— start Supplied information —

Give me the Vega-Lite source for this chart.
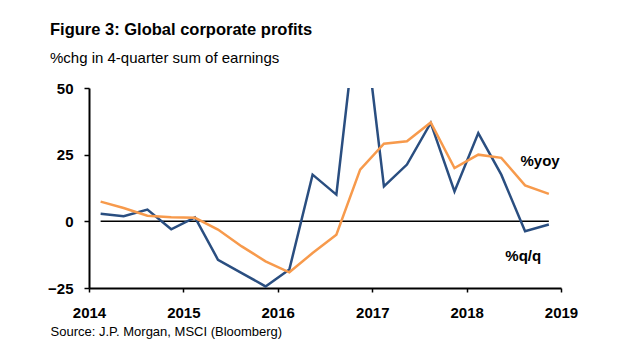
{
  "$schema": "https://vega.github.io/schema/vega-lite/v6.json",
  "width": 472,
  "height": 200,
  "autosize": {"type": "none"},
  "padding": {"left": 89, "top": 88, "right": 56, "bottom": 59},
  "background": "white",
  "config": {
    "font": "Liberation Sans",
    "view": {"stroke": null},
    "title": {"fontSize": 16.5, "fontWeight": "bold", "subtitleFontSize": 15}
  },
  "title": {
    "text": "Figure 3: Global corporate profits",
    "subtitle": "%chg in 4-quarter sum of earnings",
    "anchor": "start",
    "frame": "group",
    "dx": -39,
    "fontSize": 16.5,
    "fontWeight": "bold",
    "color": "black",
    "subtitleFontSize": 15,
    "subtitleColor": "black",
    "subtitlePadding": 13,
    "offset": 15,
    "font": "Liberation Sans",
    "subtitleFont": "Liberation Sans"
  },
  "datasets": {
    "profits": [
      {"date": "2014-02-15", "qq": 2.8, "yoy": 7.4},
      {"date": "2014-05-15", "qq": 1.9, "yoy": 5.0},
      {"date": "2014-08-15", "qq": 4.4, "yoy": 2.1},
      {"date": "2014-11-15", "qq": -3.0, "yoy": 1.5},
      {"date": "2015-02-15", "qq": 1.5, "yoy": 1.3},
      {"date": "2015-05-15", "qq": -14.4, "yoy": -3.1},
      {"date": "2015-08-15", "qq": -19.4, "yoy": -9.4},
      {"date": "2015-11-15", "qq": -24.4, "yoy": -15.0},
      {"date": "2016-02-15", "qq": -18.1, "yoy": -19.1},
      {"date": "2016-05-15", "qq": 17.5, "yoy": -11.9},
      {"date": "2016-08-15", "qq": 10.0, "yoy": -5.0},
      {"date": "2016-11-15", "qq": 88.0, "yoy": 19.4},
      {"date": "2017-02-15", "qq": 13.1, "yoy": 29.1},
      {"date": "2017-05-15", "qq": 21.3, "yoy": 30.0},
      {"date": "2017-08-15", "qq": 36.9, "yoy": 37.1},
      {"date": "2017-11-15", "qq": 11.2, "yoy": 20.0},
      {"date": "2018-02-15", "qq": 33.1, "yoy": 25.0},
      {"date": "2018-05-15", "qq": 17.5, "yoy": 23.8},
      {"date": "2018-08-15", "qq": -3.7, "yoy": 13.5},
      {"date": "2018-11-15", "qq": -1.2, "yoy": 10.3}
    ],
    "labels": [
      {"date": "2018-10-12", "value": 22.5, "label": "%yoy"},
      {"date": "2018-08-08", "value": -13.0, "label": "%q/q"}
    ]
  },
  "encoding": {
    "x": {
      "field": "date",
      "type": "temporal",
      "scale": {
        "type": "utc",
        "domain": [
          {"year": 2014, "month": 1, "date": 1, "utc": true},
          {"year": 2019, "month": 1, "date": 1, "utc": true}
        ]
      },
      "axis": {
        "values": [
          {"year": 2014, "month": 1, "date": 1, "utc": true},
          {"year": 2015, "month": 1, "date": 1, "utc": true},
          {"year": 2016, "month": 1, "date": 1, "utc": true},
          {"year": 2017, "month": 1, "date": 1, "utc": true},
          {"year": 2018, "month": 1, "date": 1, "utc": true},
          {"year": 2019, "month": 1, "date": 1, "utc": true}
        ],
        "format": "%Y",
        "grid": false,
        "labelFont": "Liberation Sans",
        "labelFontSize": 15,
        "labelFontWeight": "bold",
        "labelColor": "black",
        "labelPadding": 13,
        "labelFlush": false,
        "labelOverlap": false,
        "tickSize": 4,
        "tickColor": "black",
        "tickWidth": 1.5,
        "domainColor": "black",
        "domainWidth": 2,
        "title": "Source: J.P. Morgan, MSCI (Bloomberg)",
        "titleAnchor": "start",
        "titleAlign": "left",
        "titleX": -39,
        "titleY": 47,
        "titleBaseline": "alphabetic",
        "titleFont": "Liberation Sans",
        "titleFontSize": 13,
        "titleFontWeight": "normal",
        "titleColor": "black"
      }
    }
  },
  "layer": [
    {
      "data": {"name": "profits"},
      "mark": {"type": "line", "color": "black", "strokeWidth": 1.5},
      "encoding": {
        "y": {
          "datum": 0,
          "type": "quantitative",
          "scale": {"domain": [-25, 50], "nice": false, "zero": false},
          "axis": {
            "values": [-25, 0, 25, 50],
            "grid": false,
            "title": null,
            "labelFont": "Liberation Sans",
            "labelFontSize": 15,
            "labelFontWeight": "bold",
            "labelColor": "black",
            "labelPadding": 11,
            "tickSize": 5,
            "tickColor": "black",
            "tickWidth": 1.5,
            "domainColor": "black",
            "domainWidth": 2
          }
        }
      }
    },
    {
      "data": {"name": "profits"},
      "mark": {"type": "line", "color": "#2A4E80", "strokeWidth": 2.5, "clip": true},
      "encoding": {"y": {"field": "qq", "type": "quantitative"}}
    },
    {
      "data": {"name": "profits"},
      "mark": {"type": "line", "color": "#F79A4C", "strokeWidth": 2.5, "clip": true},
      "encoding": {"y": {"field": "yoy", "type": "quantitative"}}
    },
    {
      "data": {"name": "labels"},
      "mark": {"type": "text", "font": "Liberation Sans", "fontSize": 15, "fontWeight": "bold", "color": "black", "align": "center", "baseline": "middle"},
      "encoding": {
        "y": {"field": "value", "type": "quantitative"},
        "text": {"field": "label"}
      }
    }
  ]
}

— end Supplied information —

Repeat the data exactly, dropping every picture it holds.

→ The response:
Give me the Vega-Lite source for this chart.
{
  "$schema": "https://vega.github.io/schema/vega-lite/v6.json",
  "width": 472,
  "height": 200,
  "autosize": {"type": "none"},
  "padding": {"left": 89, "top": 88, "right": 56, "bottom": 59},
  "background": "white",
  "config": {
    "font": "Liberation Sans",
    "view": {"stroke": null},
    "title": {"fontSize": 16.5, "fontWeight": "bold", "subtitleFontSize": 15}
  },
  "title": {
    "text": "Figure 3: Global corporate profits",
    "subtitle": "%chg in 4-quarter sum of earnings",
    "anchor": "start",
    "frame": "group",
    "dx": -39,
    "fontSize": 16.5,
    "fontWeight": "bold",
    "color": "black",
    "subtitleFontSize": 15,
    "subtitleColor": "black",
    "subtitlePadding": 13,
    "offset": 15,
    "font": "Liberation Sans",
    "subtitleFont": "Liberation Sans"
  },
  "datasets": {
    "profits": [
      {"date": "2014-02-15", "qq": 2.8, "yoy": 7.4},
      {"date": "2014-05-15", "qq": 1.9, "yoy": 5.0},
      {"date": "2014-08-15", "qq": 4.4, "yoy": 2.1},
      {"date": "2014-11-15", "qq": -3.0, "yoy": 1.5},
      {"date": "2015-02-15", "qq": 1.5, "yoy": 1.3},
      {"date": "2015-05-15", "qq": -14.4, "yoy": -3.1},
      {"date": "2015-08-15", "qq": -19.4, "yoy": -9.4},
      {"date": "2015-11-15", "qq": -24.4, "yoy": -15.0},
      {"date": "2016-02-15", "qq": -18.1, "yoy": -19.1},
      {"date": "2016-05-15", "qq": 17.5, "yoy": -11.9},
      {"date": "2016-08-15", "qq": 10.0, "yoy": -5.0},
      {"date": "2016-11-15", "qq": 88.0, "yoy": 19.4},
      {"date": "2017-02-15", "qq": 13.1, "yoy": 29.1},
      {"date": "2017-05-15", "qq": 21.3, "yoy": 30.0},
      {"date": "2017-08-15", "qq": 36.9, "yoy": 37.1},
      {"date": "2017-11-15", "qq": 11.2, "yoy": 20.0},
      {"date": "2018-02-15", "qq": 33.1, "yoy": 25.0},
      {"date": "2018-05-15", "qq": 17.5, "yoy": 23.8},
      {"date": "2018-08-15", "qq": -3.7, "yoy": 13.5},
      {"date": "2018-11-15", "qq": -1.2, "yoy": 10.3}
    ],
    "labels": [
      {"date": "2018-10-12", "value": 22.5, "label": "%yoy"},
      {"date": "2018-08-08", "value": -13.0, "label": "%q/q"}
    ]
  },
  "encoding": {
    "x": {
      "field": "date",
      "type": "temporal",
      "scale": {
        "type": "utc",
        "domain": [
          {"year": 2014, "month": 1, "date": 1, "utc": true},
          {"year": 2019, "month": 1, "date": 1, "utc": true}
        ]
      },
      "axis": {
        "values": [
          {"year": 2014, "month": 1, "date": 1, "utc": true},
          {"year": 2015, "month": 1, "date": 1, "utc": true},
          {"year": 2016, "month": 1, "date": 1, "utc": true},
          {"year": 2017, "month": 1, "date": 1, "utc": true},
          {"year": 2018, "month": 1, "date": 1, "utc": true},
          {"year": 2019, "month": 1, "date": 1, "utc": true}
        ],
        "format": "%Y",
        "grid": false,
        "labelFont": "Liberation Sans",
        "labelFontSize": 15,
        "labelFontWeight": "bold",
        "labelColor": "black",
        "labelPadding": 13,
        "labelFlush": false,
        "labelOverlap": false,
        "tickSize": 4,
        "tickColor": "black",
        "tickWidth": 1.5,
        "domainColor": "black",
        "domainWidth": 2,
        "title": "Source: J.P. Morgan, MSCI (Bloomberg)",
        "titleAnchor": "start",
        "titleAlign": "left",
        "titleX": -39,
        "titleY": 47,
        "titleBaseline": "alphabetic",
        "titleFont": "Liberation Sans",
        "titleFontSize": 13,
        "titleFontWeight": "normal",
        "titleColor": "black"
      }
    }
  },
  "layer": [
    {
      "data": {"name": "profits"},
      "mark": {"type": "line", "color": "black", "strokeWidth": 1.5},
      "encoding": {
        "y": {
          "datum": 0,
          "type": "quantitative",
          "scale": {"domain": [-25, 50], "nice": false, "zero": false},
          "axis": {
            "values": [-25, 0, 25, 50],
            "grid": false,
            "title": null,
            "labelFont": "Liberation Sans",
            "labelFontSize": 15,
            "labelFontWeight": "bold",
            "labelColor": "black",
            "labelPadding": 11,
            "tickSize": 5,
            "tickColor": "black",
            "tickWidth": 1.5,
            "domainColor": "black",
            "domainWidth": 2
          }
        }
      }
    },
    {
      "data": {"name": "profits"},
      "mark": {"type": "line", "color": "#2A4E80", "strokeWidth": 2.5, "clip": true},
      "encoding": {"y": {"field": "qq", "type": "quantitative"}}
    },
    {
      "data": {"name": "profits"},
      "mark": {"type": "line", "color": "#F79A4C", "strokeWidth": 2.5, "clip": true},
      "encoding": {"y": {"field": "yoy", "type": "quantitative"}}
    },
    {
      "data": {"name": "labels"},
      "mark": {"type": "text", "font": "Liberation Sans", "fontSize": 15, "fontWeight": "bold", "color": "black", "align": "center", "baseline": "middle"},
      "encoding": {
        "y": {"field": "value", "type": "quantitative"},
        "text": {"field": "label"}
      }
    }
  ]
}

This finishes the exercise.